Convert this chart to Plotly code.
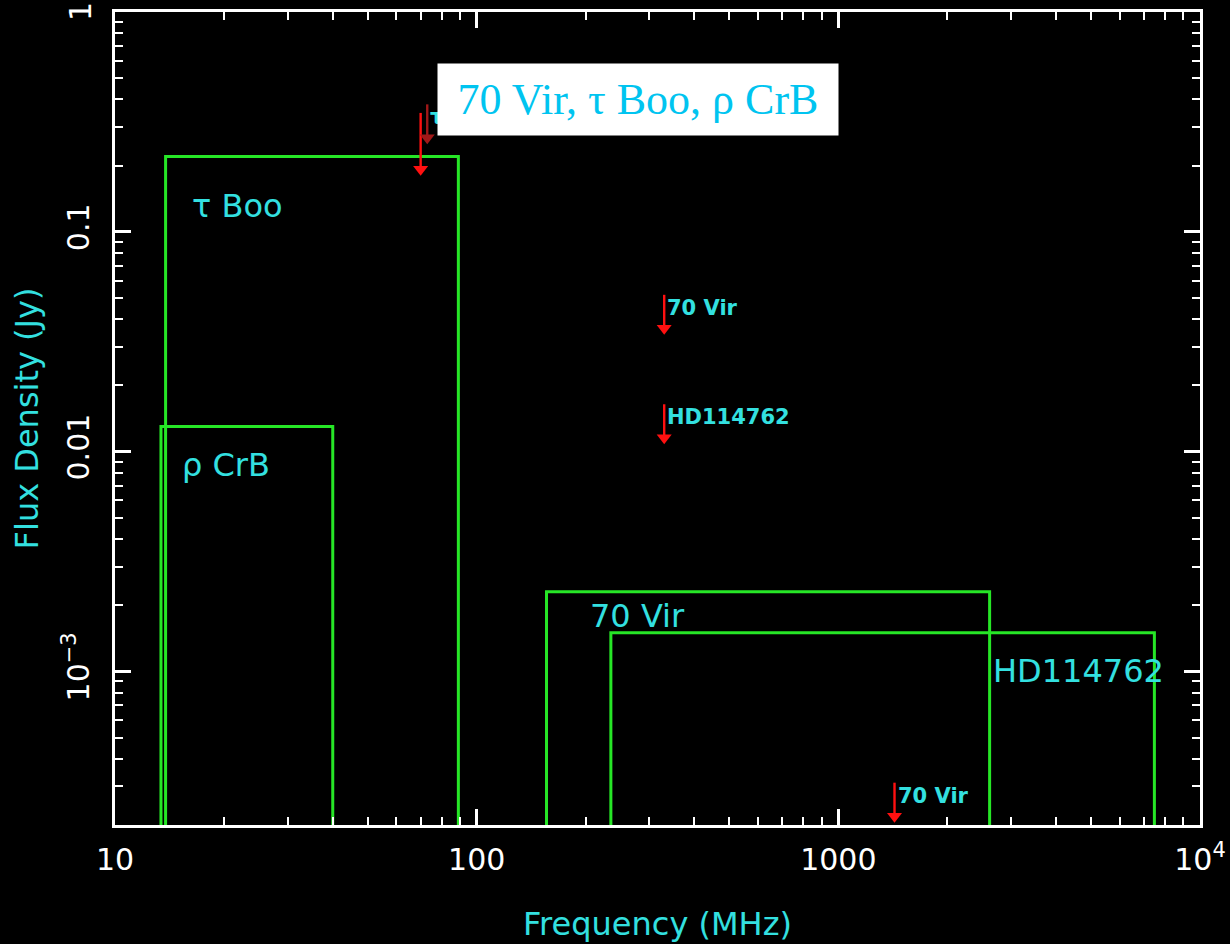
import math
import plotly.graph_objects as go

# ---- data ----
box_names = ["τ Boo", "ρ CrB", "70 Vir", "HD114762"]
box_f_lo = [13.8, 13.4, 156, 235]          # MHz
box_f_hi = [89, 40, 2620, 7480]            # MHz
box_s_top = [0.22, 0.013, 0.0023, 0.0015]  # Jy

lim_names = ["", "τ Boo", "70 Vir", "HD114762", "70 Vir"]
lim_freq = [70, 73, 330, 330, 1430]              # MHz
lim_flux = [0.18, 0.25, 0.034, 0.0108, 2.05e-4]  # Jy (upper limits)

x_tickvals = [10, 100, 1000, 10000]
x_ticktext = ["10", "100", "1000", "10<sup>4</sup>"]
y_tickvals = [1e-3, 1e-2, 1e-1, 1]
y_ticktext = ["10<sup>−3</sup>", "0.01", "0.1", "1"]

title_text = "70 Vir, τ Boo, ρ CrB"

# ---- style ----
GREEN = "#26e626"
CYAN = "#33e0e0"
RED = "#ff1010"
DARKRED = "#a01818"
FONT = "DejaVu Sans"
W, H = 1230, 944
L, R, T, B = 115, 30, 12, 119
pw, ph = W - L - R, H - T - B
HEAD = 13                      # arrow head marker size (px)
HEAD_LIFT = 10 ** (6.5 / 220)  # lift head centre so its tip sits on the limit
Y_TOP = 1.0                    # top of the flux axis

fig = go.Figure()

# boxes
for n, lo, hi, top in zip(box_names, box_f_lo, box_f_hi, box_s_top):
    fig.add_trace(go.Scatter(
        x=[lo, lo, hi, hi], y=[1e-5, top, top, 1e-5],
        mode="lines", line=dict(color=GREEN, width=3),
        name=n, showlegend=False, hoverinfo="skip"))

# upper-limit arrows (stem + triangular head with tip at the limit)
for i, (n, f, s) in enumerate(zip(lim_names, lim_freq, lim_flux)):
    col = DARKRED if i == 1 else RED
    stem = 1.93 if i == 0 else 1.52   # stem length as a flux factor
    fig.add_trace(go.Scatter(
        x=[f, f], y=[s * stem, s * HEAD_LIFT], mode="lines",
        line=dict(color=col, width=2.4),
        cliponaxis=False, showlegend=False, hoverinfo="skip"))
    fig.add_trace(go.Scatter(
        x=[f], y=[s * HEAD_LIFT], mode="markers",
        marker=dict(symbol="triangle-down", size=HEAD, color=col, line=dict(width=0)),
        cliponaxis=False, showlegend=False, hoverinfo="skip"))

annotations = []
# box labels (pixel offsets from the box's upper-left corner)
label_offsets = {"τ Boo": (24, -49), "ρ CrB": (19, -38), "70 Vir": (41, -24)}
for n, lo, hi, top in zip(box_names, box_f_lo, box_f_hi, box_s_top):
    if n in label_offsets:
        dx, dy = label_offsets[n]
        ax_x = lo
    else:
        dx, dy = 1, -38
        ax_x = box_f_hi[2]   # HD114762 label sits just right of the 70 Vir box edge
    annotations.append(dict(
        x=math.log10(ax_x), y=math.log10(top), xref="x", yref="y",
        text=n, showarrow=False, xanchor="left", yanchor="middle",
        xshift=dx, yshift=dy, font=dict(family=FONT, size=32, color=CYAN)))

# labels for limits
for n, f, s in zip(lim_names, lim_freq, lim_flux):
    if n:
        annotations.append(dict(
            x=math.log10(f), y=math.log10(s), xref="x", yref="y",
            text="<b>%s</b>" % n, showarrow=False, xanchor="left", yanchor="middle",
            xshift=1, yshift=27, font=dict(family=FONT, size=21, color=CYAN)))

# tick label at the very top of the flux axis (drawn as annotation so it is not clipped)
axis_ticks = [(v, t) for v, t in zip(y_tickvals, y_ticktext) if v < Y_TOP]
top_label = [t for v, t in zip(y_tickvals, y_ticktext) if v >= Y_TOP]
for t in top_label:
    annotations.append(dict(
        x=0, y=1, xref="paper", yref="paper", text=t, showarrow=False,
        textangle=-90, xanchor="center", yanchor="middle", xshift=-35,
        font=dict(family=FONT, size=30, color="white")))

# title box (drawn last, on top)
annotations.append(dict(
    x=(638 - L) / pw, y=1 - (100 - T) / ph, xref="paper", yref="paper",
    text=title_text, showarrow=False,
    font=dict(family="Liberation Serif", size=44, color="#00c4f0"),
    bgcolor="white", borderpad=0, width=400, height=71,
    xanchor="center", yanchor="middle"))

axis_common = dict(
    type="log", showgrid=False, zeroline=False, automargin=False,
    showline=True, linecolor="white", linewidth=3, mirror="ticks",
    ticks="inside", ticklen=16, tickwidth=2.5, tickcolor="white",
    tickfont=dict(family=FONT, size=30, color="white"),
    tickmode="array", ticklabeloverflow="allow",
)

x_minor = [m * 10 ** d for d in range(1, 4) for m in range(2, 10)]
y_minor = [m * 10 ** d for d in range(-4, 0) for m in range(2, 10)]

fig.update_layout(
    width=W, height=H,
    margin=dict(l=L, r=R, t=T, b=B),
    paper_bgcolor="black", plot_bgcolor="black",
    annotations=annotations,
    xaxis=dict(axis_common, range=[1, 4], tickvals=x_tickvals, ticktext=x_ticktext,
               ticklabelstandoff=6,
               minor=dict(tickmode="array", tickvals=x_minor, ticks="inside",
                          ticklen=8, tickwidth=2, tickcolor="white", showgrid=False),
               title=dict(text="Frequency (MHz)", standoff=37,
                          font=dict(family=FONT, size=32, color=CYAN))),
    yaxis=dict(axis_common, range=[math.log10(2e-4), math.log10(Y_TOP)],
               tickvals=[v for v, _ in axis_ticks], ticktext=[t for _, t in axis_ticks],
               tickangle=-90, ticklabelstandoff=11,
               minor=dict(tickmode="array", tickvals=y_minor, ticks="inside",
                          ticklen=8, tickwidth=2, tickcolor="white", showgrid=False),
               title=dict(text="Flux Density (Jy)", standoff=10,
                          font=dict(family=FONT, size=32, color=CYAN))),
)

fig.write_html(
    "out.html",
    config={"displayModeBar": False},
    post_script="document.body.style.margin='0';"
                "document.body.style.background='black';"
                "document.body.style.overflow='hidden';",
)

◆ **Task**
Write out again, exactly, the lines from the start of the listing up to the line containing "box_s_top = [0.22, 0.013, 0.0023, 0.0015]", with both ends and without pictures.

◆ **Result for this task**
Convert this chart to Plotly code.
import math
import plotly.graph_objects as go

# ---- data ----
box_names = ["τ Boo", "ρ CrB", "70 Vir", "HD114762"]
box_f_lo = [13.8, 13.4, 156, 235]          # MHz
box_f_hi = [89, 40, 2620, 7480]            # MHz
box_s_top = [0.22, 0.013, 0.0023, 0.0015]  # Jy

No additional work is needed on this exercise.